そうすると、買手側は仕入税額控除ができるようインボイスを発行している事業者に発注するか、消費税分を値引いてくれといいたくなるのはわかる気もしますよね。
このように、これまでの免税事業者が市場から排除されていく可能性が高まったわけです。
免税事業者がインボイスを発行するためには?
免税事業者がインボイスを発行するためには、課税事業者にならなければなりません。具体的には、税務署に「適格請求書発行事業者の登録申請書」を提出することによって登録番号が交付されインボイスを発行できるようになるのです。

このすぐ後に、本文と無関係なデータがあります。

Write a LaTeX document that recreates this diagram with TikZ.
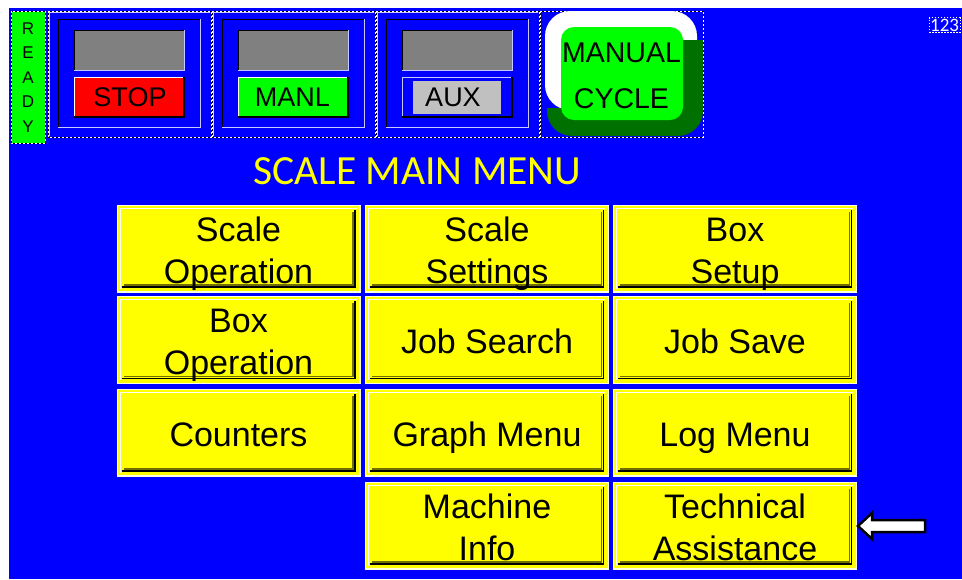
\documentclass[tikz,border=0pt]{standalone}
\usepackage{fontspec}
\setmainfont{Liberation Sans}
\newfontfamily\titlefont{Carlito}
\definecolor{hmiblue}{HTML}{0000FF}
\definecolor{btnyellow}{HTML}{FFFF00}
\definecolor{hmigreen}{HTML}{00FF00}
\definecolor{shadegreen}{HTML}{007000}
\definecolor{dispgray}{HTML}{808080}
\definecolor{auxgray}{HTML}{C0C0C0}
\definecolor{olivedk}{HTML}{707000}
\definecolor{lightline}{HTML}{C8C8FF}
\definecolor{paleedge}{HTML}{FFFFE0}
\tikzset{
  btntext/.style={font=\fontsize{34}{42}\selectfont, text=black, inner sep=0pt, anchor=base},
  toptext/.style={font=\fontsize{27}{30}\selectfont, text=black, inner sep=0pt},
  selblack/.style={draw=black, line width=1pt},
  selwhite/.style={draw=white, line width=1pt, dash pattern=on 2pt off 2pt},
}
\newcommand\lines[1]{\begin{tabular}[t]{@{}c@{}}#1\end{tabular}}
% #1 name, #2 cx, #3 cy, #4 first baseline y, #5 text
\newcommand\menubtn[5]{%
  \fill[btnyellow] (#2-122,#3-44) rectangle (#2+122,#3+44);
  \draw[paleedge,line width=1.2pt] (#2-121.4,#3-43.4) rectangle (#2+121.4,#3+43.4);
  \draw[white,line width=1pt] (#2-118.5,#3+40) -- (#2-118.5,#3-40.5) -- (#2+118,#3-40.5);
  \draw[black,line width=1.5pt] (#2-117,#3+38.5) -- (#2+116.5,#3+38.5) -- (#2+116.5,#3-39);
  \draw[olivedk,line width=1.5pt] (#2-115,#3+36.5) -- (#2+114.5,#3+36.5) -- (#2+114.5,#3-37);
  \node[btntext] (#1) at (#2,#4) {\lines{#5}};
}
\newcommand\toppanel[1]{%
  \draw[selblack] (#1,11) rectangle (#1+163,137);
  \draw[selwhite] (#1,11) rectangle (#1+163,137);
  \draw[lightline,line width=1pt] (#1+1,136) -- (#1+1,12) -- (#1+162,12);
  \draw[black,line width=1pt] (#1+10,127) -- (#1+10,19) -- (#1+152,19);
  \draw[lightline,line width=1pt] (#1+10,127) -- (#1+152,127) -- (#1+152,19);
  \fill[dispgray] (#1+26,30) rectangle (#1+136,70);
  \draw[black,line width=1pt] (#1+26,70) -- (#1+26,30) -- (#1+136,30);
  \draw[lightline,line width=1pt] (#1+26,70) -- (#1+136,70) -- (#1+136,30);
}
\newcommand\raisedbtn[2]{% #1 left x, #2 fill
  \fill[#2] (#1+26,77) rectangle (#1+136,117);
  \draw[white,line width=1pt] (#1+26,117) -- (#1+26,77) -- (#1+136,77);
  \draw[black,line width=1.2pt] (#1+26,117) -- (#1+136,117) -- (#1+136,77);
}
\begin{document}
\begin{tikzpicture}[x=1pt,y=-1pt]
\useasboundingbox (0,0) rectangle (962,579);
\fill[white] (0,0) rectangle (962,579);
\fill[hmiblue] (9,8) rectangle (962,579);

% READY indicator
\fill[hmigreen] (11,11) rectangle (45,143);
\draw[selblack] (11,11) rectangle (45,143);
\draw[selwhite] (11,11) rectangle (45,143);
\node[font=\fontsize{17}{24.5}\selectfont, inner sep=0pt, anchor=base] (ready) at (28,34) {\lines{R\\E\\A\\D\\Y}};

% panel 1 STOP
\toppanel{48}
\raisedbtn{48}{red}
\node[toptext] (stop) at (130,97.5) {STOP};

% panel 2 MANL
\toppanel{212}
\raisedbtn{212}{hmigreen}
\node[toptext] (manl) at (292.5,97.5) {MANL};

% panel 3 AUX
\toppanel{376}
\fill[hmiblue] (402,77) rectangle (512,117);
\draw[lightline,line width=1pt] (402,117) -- (402,77) -- (512,77);
\draw[black,line width=1.2pt] (402,117) -- (512,117) -- (512,77);
\fill[auxgray] (413,81) rectangle (501,114);
\node[toptext] (aux) at (453,97.5) {AUX};

% panel 4 MANUAL CYCLE
\draw[selblack] (540,11) rectangle (703,137);
\draw[selwhite] (540,11) rectangle (703,137);
\fill[white, rounded corners=25pt] (545,11) rectangle (697,110);
\begin{scope}
  \clip (540,108) -- (612,108) -- (612,40) -- (710,40) -- (710,140) -- (540,140) -- cycle;
  \fill[shadegreen, rounded corners=25pt] (547,11) rectangle (703,136);
\end{scope}
\fill[hmigreen, rounded corners=13pt] (561,27) rectangle (683,120);
\node[font=\fontsize{28.5}{30}\selectfont, inner sep=0pt, anchor=base] (manual) at (621.5,62.5) {MANUAL};
\node[font=\fontsize{28.5}{30}\selectfont, inner sep=0pt, anchor=base] (cycle) at (621.5,108) {CYCLE};

% 123 indicator
\node[font=\titlefont\fontsize{19}{20}\selectfont, text=white, inner sep=1pt, anchor=east, draw=white, dash pattern=on 1.5pt off 1.5pt, line width=0.8pt] (kbd) at (960.5,25) {123};

% title
\node[font=\titlefont\fontsize{41.5}{44}\selectfont, text=btnyellow, inner sep=0pt, anchor=base] (title) at (417.5,184) {SCALE MAIN MENU};

% menu buttons
\menubtn{scaleop}{238.5}{248.5}{241}{Scale\\Operation}
\menubtn{scaleset}{487}{248.5}{241}{Scale\\Settings}
\menubtn{boxsetup}{735}{248.5}{241}{Box\\Setup}
\menubtn{boxop}{238.5}{340}{332.5}{Box\\Operation}
\menubtn{jobsearch}{487}{340}{353}{Job Search}
\menubtn{jobsave}{735}{340}{353}{Job Save}
\menubtn{counters}{238.5}{432.5}{446}{Counters}
\menubtn{graph}{487}{432.5}{446}{Graph Menu}
\menubtn{logmenu}{735}{432.5}{446}{Log Menu}
\menubtn{machine}{487}{525.5}{518}{Machine\\Info}
\menubtn{techassist}{735}{525.5}{518}{Technical\\Assistance}

% pointer arrow
\draw[black, fill=white, line width=2.5pt, line join=miter] (858,526) -- (872,513) -- (872,520) -- (925,520) -- (925,532) -- (872,532) -- (872,539) -- cycle;
\end{tikzpicture}
\end{document}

(従来必要であった「消費税課税事業者選択届」の提出は、令和11年9月30日を含む課税期間中まで特例として不要とされました。)
ここで経営判断すべき課題が出てきます。インボイスを発行するには課税事業者となって消費税の納税をしなくてはなりません(経過措置や激変緩和措置が期間限定であることはあるのですが・・・)。一方免税事業者であり続ければ、消費税の納税はこれまで通りしなくてもよいのですが、最悪取引を停止される恐れもあります。
したがって、「インボイス制度は免税事業者を苦しめる制度だ」と反対論が巻き起こっているのです。もっとも、一方的な値下げ要求や取引停止は下請け法等で問題が発生する可能性はあります。
さて、次回はこのインボイス制度とどう向き合っていくか、判断材料について論点を投稿したいと思います。